Cambodia also has domestic issues to face, with corruption topping the list. In December, Transparency International ranked Cambodia 160 of 177 countries in its 2013 Corruption Perceptions Index. The poor showing comes after allegations of voting irregularities in the country’s July 2013 elections.
Transparency International Cambodia, which conducted a sample-based observation of that election, recommended an independent investigation into the results. The ruling party in Cambodia ultimately declared victory, although the opposition party continues to protest publicly and to call for fresh elections.
Syetarn Hansakul, senior economist at Deutsche Bank in Singapore, sees some positive effects of the political developments in Southeast Asia. “The increase in public awareness is a positive trend overall. People are demanding more from their governments,” she says. “How it is going to be achieved is still a question mark.”
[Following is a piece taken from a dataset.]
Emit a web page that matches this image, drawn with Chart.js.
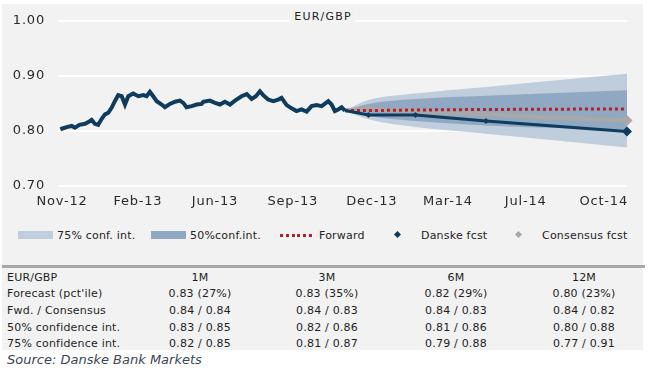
<!DOCTYPE html>
<html>
<head>
<meta charset="utf-8">
<script src="https://cdn.jsdelivr.net/npm/chart.js@4/dist/chart.umd.min.js"></script>
<style>
  html, body { margin: 0; padding: 0; background: #ffffff; }
  body { width: 652px; height: 370px; position: relative; overflow: hidden; font-family: "DejaVu Sans", sans-serif; }
  #panel { position: absolute; left: 2px; top: 4px; width: 641px; height: 346px; background: #f2f2f2; }
  #c { position: absolute; left: 0; top: 0; }
  .abs { position: absolute; white-space: nowrap; }
  #title { font-size: 11px; letter-spacing: 1.2px; color: #222; background: #f2f2f2; padding: 0 4px; transform: translate(-50%, -50%); }
  .leg { font-size: 11px; color: #222; letter-spacing: 0.2px; transform: translateY(-50%); }
  .cell { font-size: 11px; color: #1e1e1e; letter-spacing: 0.2px; transform: translateY(-50%); }
  .ctr { width: 130px; text-align: center; }
  #sep { position: absolute; left: 2px; top: 265px; width: 643px; height: 3px; background: #a8a8a8; }
  #source { font-size: 13px; font-style: italic; color: #3c4652; transform: translateY(-50%); }
</style>
</head>
<body>
<div id="panel"></div>
<canvas id="c" width="652" height="215"></canvas>
<div id="title" class="abs" style="left:323px; top:16px;">EUR/GBP</div>
<div id="legend"></div>
<div id="sep"></div>
<div id="table"></div>
<div id="source" class="abs" style="left:7px; top:359px;">Source: Danske Bank Markets</div>
<script>
// ---- data (x in months since start of Nov-12) ----
const tickMonths = [0.07, 3.30, 6.58, 9.89, 13.25, 16.49, 19.80, 23.12];
const tickLabels = ['Nov-12', 'Feb-13', 'Jun-13', 'Sep-13', 'Dec-13', 'Mar-14', 'Jul-14', 'Oct-14'];

const histMonths = [0.00, 0.06, 0.27, 0.48, 0.62, 0.81, 1.05, 1.19, 1.33, 1.47, 1.61, 1.76, 1.90, 2.04, 2.18, 2.32, 2.46, 2.61, 2.75, 2.89,
  3.10, 3.32, 3.53, 3.67, 3.81, 3.95, 4.10, 4.31, 4.45, 4.66, 4.88, 5.09, 5.23, 5.37, 5.59, 5.80, 6.01, 6.08, 6.36, 6.58,
  6.79, 7.00, 7.22, 7.43, 7.71, 7.93, 8.14, 8.32, 8.49, 8.63, 8.84, 9.06, 9.27, 9.41, 9.63, 9.84, 10.05, 10.26, 10.48, 10.69,
  10.90, 11.12, 11.40, 11.54, 11.68, 11.82, 11.97, 12.11];
const histValues = [0.803, 0.804, 0.807, 0.809, 0.806, 0.811, 0.813, 0.816, 0.820, 0.813, 0.811, 0.822, 0.830, 0.833, 0.842, 0.854, 0.865, 0.863, 0.848, 0.863,
  0.868, 0.863, 0.865, 0.863, 0.871, 0.863, 0.854, 0.848, 0.843, 0.849, 0.853, 0.855, 0.851, 0.843, 0.845, 0.848, 0.849, 0.853, 0.855, 0.851,
  0.848, 0.853, 0.848, 0.855, 0.863, 0.867, 0.858, 0.863, 0.872, 0.865, 0.857, 0.854, 0.857, 0.860, 0.847, 0.841, 0.836, 0.839, 0.835, 0.845,
  0.847, 0.845, 0.854, 0.848, 0.836, 0.839, 0.843, 0.837];

const fcstMonths = [12.11, 13.11, 15.11, 18.11, 24.11];   // spot, 1M, 3M, 6M, 12M
const danskeFcst = [0.837, 0.829, 0.829, 0.818, 0.799];
const consensusFcst = [0.837, 0.840, 0.836, 0.830, 0.819];
const forwardRate = [0.837, 0.837, 0.838, 0.839, 0.840];
const ci50Upper = [0.837, 0.849, 0.858, 0.864, 0.874];
const ci50Lower = [0.837, 0.827, 0.818, 0.810, 0.802];
const ci75Upper = [0.837, 0.856, 0.868, 0.880, 0.904];
const ci75Lower = [0.837, 0.821, 0.807, 0.795, 0.770];

const yTicks = [0.70, 0.80, 0.90, 1.00];

// ---- table ----
const tableHeader = ['EUR/GBP', '1M', '3M', '6M', '12M'];
const rowLabels = ["Forecast (pct'ile)", 'Fwd. / Consensus', '50% confidence int.', '75% confidence int.'];
const col1M = ['0.83 (27%)', '0.84 / 0.84', '0.83 / 0.85', '0.82 / 0.85'];
const col3M = ['0.83 (35%)', '0.84 / 0.83', '0.82 / 0.86', '0.81 / 0.87'];
const col6M = ['0.82 (29%)', '0.84 / 0.83', '0.81 / 0.86', '0.79 / 0.88'];
const col12M = ['0.80 (23%)', '0.84 / 0.82', '0.80 / 0.88', '0.77 / 0.91'];

const legendLabels = ['75% conf. int.', '50%conf.int.', 'Forward', 'Danske fcst', 'Consensus fcst'];

// ---- colours ----
const NAVY = '#0e3b5e', GREY = '#a8a8a8', RED = '#b31f2a', C75 = '#bfcddc', C50 = '#90a8c1';

// ---- build chart ----
const pts = (xs, ys) => xs.map((x, i) => ({ x: x, y: ys[i] }));

const lineBase = { pointRadius: 0, clip: false, tension: 0 };
new Chart(document.getElementById('c'), {
  type: 'line',
  data: {
    datasets: [
      Object.assign({}, lineBase, { label: 'hist', data: pts(histMonths, histValues), borderColor: NAVY, borderWidth: 4, order: 1 }),
      Object.assign({}, lineBase, { label: legendLabels[3], data: pts(fcstMonths, danskeFcst), borderColor: NAVY, borderWidth: 3,
        pointStyle: 'rectRot', pointRadius: [0, 3, 3, 3, 5], pointBackgroundColor: NAVY, pointBorderColor: NAVY, pointBorderWidth: 0, order: 2 }),
      Object.assign({}, lineBase, { label: legendLabels[2], data: pts(fcstMonths, forwardRate), borderColor: RED, borderWidth: 3,
        borderDash: [3, 3], order: 3 }),
      Object.assign({}, lineBase, { label: legendLabels[4], data: pts(fcstMonths, consensusFcst), borderColor: GREY, borderWidth: 4.5,
        pointStyle: 'rectRot', pointRadius: [0, 4, 4, 4, 5.5], pointBackgroundColor: GREY, pointBorderColor: GREY, pointBorderWidth: 0, order: 4 }),
      Object.assign({}, lineBase, { label: 'ci50u', data: pts(fcstMonths, ci50Upper), borderWidth: 0, borderColor: 'rgba(0,0,0,0)',
        backgroundColor: C50, fill: '+1', cubicInterpolationMode: 'monotone', order: 10 }),
      Object.assign({}, lineBase, { label: 'ci50l', data: pts(fcstMonths, ci50Lower), borderWidth: 0, borderColor: 'rgba(0,0,0,0)',
        fill: false, cubicInterpolationMode: 'monotone', order: 10 }),
      Object.assign({}, lineBase, { label: 'ci75u', data: pts(fcstMonths, ci75Upper), borderWidth: 0, borderColor: 'rgba(0,0,0,0)',
        backgroundColor: C75, fill: '+1', cubicInterpolationMode: 'monotone', order: 20 }),
      Object.assign({}, lineBase, { label: 'ci75l', data: pts(fcstMonths, ci75Lower), borderWidth: 0, borderColor: 'rgba(0,0,0,0)',
        fill: false, cubicInterpolationMode: 'monotone', order: 20 })
    ]
  },
  options: {
    responsive: false,
    animation: false,
    devicePixelRatio: 1,
    layout: { autoPadding: false, padding: { left: 13, right: 25, top: 15, bottom: 0 } },
    plugins: { legend: { display: false }, tooltip: { enabled: false }, title: { display: false } },
    scales: {
      x: {
        type: 'linear', min: -0.1, max: 24.11,
        grid: { display: false, drawTicks: false },
        border: { display: false },
        afterBuildTicks: s => { s.ticks = tickMonths.map(v => ({ value: v })); },
        afterFit: s => { s.height = 29; },
        ticks: {
          autoSkip: false, maxRotation: 0, minRotation: 0, padding: 8, color: '#2a2a2a',
          font: { family: 'DejaVu Sans', size: 13 },
          callback: (v, i) => tickLabels[i]
        }
      },
      y: {
        min: 0.70, max: 1.00,
        afterBuildTicks: s => { s.ticks = yTicks.map(v => ({ value: v })); },
        afterFit: s => { s.width = 45; },
        grid: { color: '#ffffff', lineWidth: 2, drawTicks: false },
        border: { display: false },
        ticks: {
          padding: 13, color: '#2a2a2a',
          font: { family: 'DejaVu Sans', size: 13 },
          callback: v => Number(v).toFixed(2)
        }
      }
    }
  },
  plugins: [{
    id: 'spacing',
    beforeDraw: chart => { chart.ctx.letterSpacing = '0.8px'; }
  }]
});

// ---- legend (HTML) ----
const legend = document.getElementById('legend');
const LY = 235;
function add(parent, html, cls, style) {
  const d = document.createElement('div');
  d.className = 'abs ' + (cls || '');
  d.setAttribute('style', style);
  d.textContent = html;
  parent.appendChild(d);
  return d;
}
add(legend, '', '', `left:18px; top:${LY - 4}px; width:35px; height:8px; background:${C75};`);
add(legend, legendLabels[0], 'leg', `left:57px; top:${LY}px;`);
add(legend, '', '', `left:151px; top:${LY - 4}px; width:35px; height:8px; background:${C50};`);
add(legend, legendLabels[1], 'leg', `left:190px; top:${LY}px;`);
add(legend, '', '', `left:280px; top:${LY - 1.5}px; width:33px; height:3px; background: repeating-linear-gradient(90deg, ${RED} 0 3px, transparent 3px 5.8px);`);
add(legend, legendLabels[2], 'leg', `left:319px; top:${LY}px;`);
add(legend, '', '', `left:395px; top:${LY - 3}px; width:5px; height:5px; background:${NAVY}; transform: rotate(45deg);`);
add(legend, legendLabels[3], 'leg', `left:421px; top:${LY}px;`);
add(legend, '', '', `left:516px; top:${LY - 3}px; width:5px; height:5px; background:${GREY}; transform: rotate(45deg);`);
add(legend, legendLabels[4], 'leg', `left:542px; top:${LY}px;`);

// ---- table (HTML) ----
const table = document.getElementById('table');
const colCenters = [200, 327, 456, 584];
const rowYs = [293, 310, 327, 343];
const cols = [col1M, col3M, col6M, col12M];
const HY = 277;
add(table, tableHeader[0], 'cell', `left:7px; top:${HY}px;`);
for (let c = 0; c < 4; c++) {
  add(table, tableHeader[c + 1], 'cell ctr', `left:${colCenters[c] - 65}px; top:${HY}px;`);
}
for (let r = 0; r < rowLabels.length; r++) {
  add(table, rowLabels[r], 'cell', `left:7px; top:${rowYs[r]}px;`);
  for (let c = 0; c < 4; c++) {
    add(table, cols[c][r], 'cell ctr', `left:${colCenters[c] - 65}px; top:${rowYs[r]}px;`);
  }
}
</script>
</body>
</html>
Question marks also plague Thailand’s political prospects. In December prime minister Yingluck Shinawatra dissolved parliament and called for new elections after opposing party members left their posts and their supporters held protests around the country. The political crisis is one of many Thailand has faced in recent years, impacting the country’s growth potential.
Hansakul explains: “Thailand is well placed to have a regional leadership role but has been distracted by internal politics. In terms of opportunity costs, the economy could perform better if consumer and investor confidence were higher.” Thailand’s economy has continued to grow, she adds, because of the strength of its private sector and public institutions such as its central bank.
Despite regional and domestic challenges, Thailand, Vietnam and Cambodia have considerable potential for growth and must work toward further integration with one another and their fellow ASEAN members. If successful, they will share center stage in Asia’s ongoing growth story.